Cake bars are another of Ashley’s specialties, and these include Strawberry White Chocolate Macadamia, Lemon and White Chocolate, Butterscotch Pecan Blondie, Chocolate Chip Blondie, and Pineapple Coconut Almond.

The Flour Shop breads are perfect, and just what you need during the holidays and for family gatherings to give you more time socializing. These include Cornbread, Buttermilk Biscuits, Artisan Bread, Banana Bread, and Pumpkin Bread, and Ashley uses fresh pumpkin when pumpkins are in season.

“I usually will need a 24-hour notice, and pick-up can be arranged of the items ordered,” she said.

Ashley just recently obtained her Cottage Food License, which allows food (non-potentially hazardous foods) to be prepared in the home and is not subject to the State Food Safety Inspections, as restaurants are mandated that serve to the public.

“It is a different type of food licensing, since I really could not afford to rent a building at this early stage of the business, but my dream one day would be to open a bakery,” she said.

Ashley is looking forward to selling her baked items at the Farmers’ Market in Jesup, which is open April-November on Fridays and Saturdays, located in front of the VFW.  Also, she is considering selling at the Farmers’ Market in downtown Statesboro, which is open on Saturdays.  The Celebration of the Season in Glennville on the first Friday of December is yet another event at which you can purchase her baked goods.

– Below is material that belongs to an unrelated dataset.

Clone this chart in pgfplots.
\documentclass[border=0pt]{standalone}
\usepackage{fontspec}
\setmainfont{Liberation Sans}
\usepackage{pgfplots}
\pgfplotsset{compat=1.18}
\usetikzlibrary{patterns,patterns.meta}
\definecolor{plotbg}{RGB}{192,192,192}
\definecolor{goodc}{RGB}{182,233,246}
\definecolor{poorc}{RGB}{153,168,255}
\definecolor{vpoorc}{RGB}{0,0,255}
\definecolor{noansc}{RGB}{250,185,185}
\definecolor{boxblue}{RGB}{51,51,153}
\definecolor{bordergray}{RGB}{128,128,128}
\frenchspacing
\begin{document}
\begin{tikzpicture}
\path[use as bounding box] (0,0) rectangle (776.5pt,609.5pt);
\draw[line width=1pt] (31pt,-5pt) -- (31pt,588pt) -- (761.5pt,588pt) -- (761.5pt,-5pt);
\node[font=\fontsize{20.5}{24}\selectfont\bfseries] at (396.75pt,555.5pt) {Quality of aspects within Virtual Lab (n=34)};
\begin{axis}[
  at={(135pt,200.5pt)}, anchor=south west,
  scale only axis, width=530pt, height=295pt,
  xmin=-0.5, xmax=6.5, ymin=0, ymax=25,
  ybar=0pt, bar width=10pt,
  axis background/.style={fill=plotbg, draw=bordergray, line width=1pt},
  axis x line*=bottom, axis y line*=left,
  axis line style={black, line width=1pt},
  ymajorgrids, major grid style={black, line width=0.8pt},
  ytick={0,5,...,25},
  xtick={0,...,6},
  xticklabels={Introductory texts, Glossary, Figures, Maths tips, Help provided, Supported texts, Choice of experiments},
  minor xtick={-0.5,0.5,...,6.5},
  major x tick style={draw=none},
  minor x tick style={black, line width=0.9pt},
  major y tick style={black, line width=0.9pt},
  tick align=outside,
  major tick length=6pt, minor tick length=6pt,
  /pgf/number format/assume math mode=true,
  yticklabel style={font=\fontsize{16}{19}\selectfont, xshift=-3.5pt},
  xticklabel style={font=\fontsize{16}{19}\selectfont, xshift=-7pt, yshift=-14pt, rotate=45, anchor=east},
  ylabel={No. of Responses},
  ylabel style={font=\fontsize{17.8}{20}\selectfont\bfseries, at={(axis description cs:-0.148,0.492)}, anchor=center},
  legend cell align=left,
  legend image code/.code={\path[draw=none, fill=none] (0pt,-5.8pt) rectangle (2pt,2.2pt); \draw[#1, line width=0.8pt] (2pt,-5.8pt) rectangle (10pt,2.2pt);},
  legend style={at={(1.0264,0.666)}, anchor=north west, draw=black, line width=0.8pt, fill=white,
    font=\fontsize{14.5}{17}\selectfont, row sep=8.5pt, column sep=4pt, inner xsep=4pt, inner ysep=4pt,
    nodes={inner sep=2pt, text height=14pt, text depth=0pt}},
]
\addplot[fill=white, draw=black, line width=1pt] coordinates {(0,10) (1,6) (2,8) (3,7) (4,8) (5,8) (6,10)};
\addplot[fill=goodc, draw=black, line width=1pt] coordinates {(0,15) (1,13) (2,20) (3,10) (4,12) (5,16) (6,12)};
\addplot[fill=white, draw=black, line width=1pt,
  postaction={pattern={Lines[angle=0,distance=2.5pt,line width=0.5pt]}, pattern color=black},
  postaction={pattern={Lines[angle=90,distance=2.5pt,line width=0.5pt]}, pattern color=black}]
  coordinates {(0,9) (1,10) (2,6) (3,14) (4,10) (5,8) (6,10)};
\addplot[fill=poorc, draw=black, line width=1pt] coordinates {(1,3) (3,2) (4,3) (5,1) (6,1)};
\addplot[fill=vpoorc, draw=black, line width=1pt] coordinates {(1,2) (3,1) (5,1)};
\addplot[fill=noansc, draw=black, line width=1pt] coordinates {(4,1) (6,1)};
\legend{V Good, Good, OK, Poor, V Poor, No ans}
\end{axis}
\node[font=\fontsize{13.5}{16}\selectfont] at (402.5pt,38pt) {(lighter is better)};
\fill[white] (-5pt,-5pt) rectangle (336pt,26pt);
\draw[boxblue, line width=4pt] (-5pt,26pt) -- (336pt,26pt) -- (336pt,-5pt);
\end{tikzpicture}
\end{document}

For hobbies, the family enjoy taking walks and going on camping trips, such as in the North Georgia mountains, which the boys really like to do. A favorite excursion has been to Providence Canyon State Park in Lumpkin (southwest), Georgia.

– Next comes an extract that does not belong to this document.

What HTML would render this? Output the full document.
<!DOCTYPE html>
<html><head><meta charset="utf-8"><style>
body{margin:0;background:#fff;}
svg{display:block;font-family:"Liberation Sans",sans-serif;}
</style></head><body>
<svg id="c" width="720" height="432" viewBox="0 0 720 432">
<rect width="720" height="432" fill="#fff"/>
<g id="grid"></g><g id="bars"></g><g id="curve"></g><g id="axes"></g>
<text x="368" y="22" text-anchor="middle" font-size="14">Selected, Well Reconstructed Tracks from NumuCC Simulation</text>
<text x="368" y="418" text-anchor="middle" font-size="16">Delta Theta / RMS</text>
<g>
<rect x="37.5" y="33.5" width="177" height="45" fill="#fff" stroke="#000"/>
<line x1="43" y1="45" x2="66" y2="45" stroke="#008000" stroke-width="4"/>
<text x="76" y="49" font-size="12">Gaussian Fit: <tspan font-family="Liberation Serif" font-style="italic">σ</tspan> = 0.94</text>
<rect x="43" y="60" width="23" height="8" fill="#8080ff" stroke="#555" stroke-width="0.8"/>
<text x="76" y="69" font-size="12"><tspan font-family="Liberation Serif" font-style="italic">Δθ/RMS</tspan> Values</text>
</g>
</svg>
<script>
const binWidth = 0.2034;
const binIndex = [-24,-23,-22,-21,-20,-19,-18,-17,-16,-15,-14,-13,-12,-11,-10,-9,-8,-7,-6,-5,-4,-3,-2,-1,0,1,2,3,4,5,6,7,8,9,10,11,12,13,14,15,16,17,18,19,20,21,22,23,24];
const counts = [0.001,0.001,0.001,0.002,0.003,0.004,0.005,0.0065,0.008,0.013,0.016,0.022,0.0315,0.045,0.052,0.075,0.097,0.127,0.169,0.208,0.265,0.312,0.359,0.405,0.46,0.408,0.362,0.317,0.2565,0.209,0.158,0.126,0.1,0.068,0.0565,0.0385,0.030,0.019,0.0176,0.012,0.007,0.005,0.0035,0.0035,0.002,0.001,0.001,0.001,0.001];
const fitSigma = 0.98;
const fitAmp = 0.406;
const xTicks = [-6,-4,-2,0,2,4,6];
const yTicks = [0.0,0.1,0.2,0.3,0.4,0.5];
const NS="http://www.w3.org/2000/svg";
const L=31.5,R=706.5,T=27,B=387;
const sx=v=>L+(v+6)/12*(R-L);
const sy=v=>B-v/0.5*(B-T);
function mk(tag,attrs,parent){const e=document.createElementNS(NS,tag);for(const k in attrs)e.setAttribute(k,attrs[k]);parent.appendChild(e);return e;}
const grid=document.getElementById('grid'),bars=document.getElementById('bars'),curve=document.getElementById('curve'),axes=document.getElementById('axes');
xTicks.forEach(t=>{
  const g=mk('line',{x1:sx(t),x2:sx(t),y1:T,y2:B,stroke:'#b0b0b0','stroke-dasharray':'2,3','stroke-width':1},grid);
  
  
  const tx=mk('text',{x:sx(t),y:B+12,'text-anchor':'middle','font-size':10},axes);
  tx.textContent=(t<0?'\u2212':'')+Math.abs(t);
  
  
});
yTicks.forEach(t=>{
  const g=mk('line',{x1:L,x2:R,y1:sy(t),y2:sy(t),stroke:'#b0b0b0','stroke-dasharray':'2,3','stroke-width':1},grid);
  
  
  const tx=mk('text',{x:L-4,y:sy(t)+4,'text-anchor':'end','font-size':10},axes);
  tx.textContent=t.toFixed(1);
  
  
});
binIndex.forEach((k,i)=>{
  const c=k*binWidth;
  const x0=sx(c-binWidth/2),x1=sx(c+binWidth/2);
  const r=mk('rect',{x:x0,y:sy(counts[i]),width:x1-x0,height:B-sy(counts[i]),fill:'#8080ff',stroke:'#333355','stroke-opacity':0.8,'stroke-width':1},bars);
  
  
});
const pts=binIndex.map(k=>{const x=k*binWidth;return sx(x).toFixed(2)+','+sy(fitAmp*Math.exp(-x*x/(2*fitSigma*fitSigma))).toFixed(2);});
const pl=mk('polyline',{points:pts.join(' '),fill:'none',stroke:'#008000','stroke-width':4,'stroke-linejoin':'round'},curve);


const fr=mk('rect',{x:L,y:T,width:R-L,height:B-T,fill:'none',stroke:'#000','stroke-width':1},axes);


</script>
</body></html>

“We are outside people and enjoy this country living, and we grew up in a rural community, too,” Ashley said.

To place an order for baked items, Ashley Blackwell at The Flour Shop can be contacted at (315) 816-0717, or by email

Ashley Blackwell’s Recipes



1 cup self-rising flour

1 cup self-rising cornmeal

1 Tbsp. sugar

2 eggs

1/3 cup + 1 Tbsp. water

salt and pepper to taste (optional)

3/4 cup buttermilk

oil for frying

**to make your own buttermilk:  3/4 cup whole milk + 2-1/4 tsp. vinegar or lemon juice**

Combine all ingredients well.  Heat oil or nonstick spray in a skillet over medium heat.  Drop mixture by the tablespoonful (2 tablespoon per hoecake) into hot skillet.  Brown until crisp, flip, and brown other side (about 2 to 3 minutes per side)


6 cups whole milk (5-1/2 cups + 1/2 cup reserved)

1/2 tsp salt

1/2 cup long grain rice (heaping)

2 tsp. vanilla extract

1/2 cup sugar

cinnamon (for topping- optional)

In a large saucepan, combine 5-1/2 cups milk, salt, and sugar.  Bring to a boil over medium-high heat.  Stir in rice, reduce heat to low, and gently simmer.  Cook 50 to 60 minutes, stirring occasionally until mixture reaches the consistency of yogurt.  Once thickened, remove from heat and stir in vanilla.  Let cool, then refrigerate.  Sir in reserved 1/2 cup milk just before serving.  Top with cinnamon if desired.


1 graham cracker crust

1 cup peanut butter

1 cup sugar (or less, if you prefer)

1 (8-oz.) pkg. cream cheese, softened

1 (8-oz.) tub whipped topping

Combine ingredients well and place into pie crust evenly.  Refrigerate for 2 hours or until slightly firm.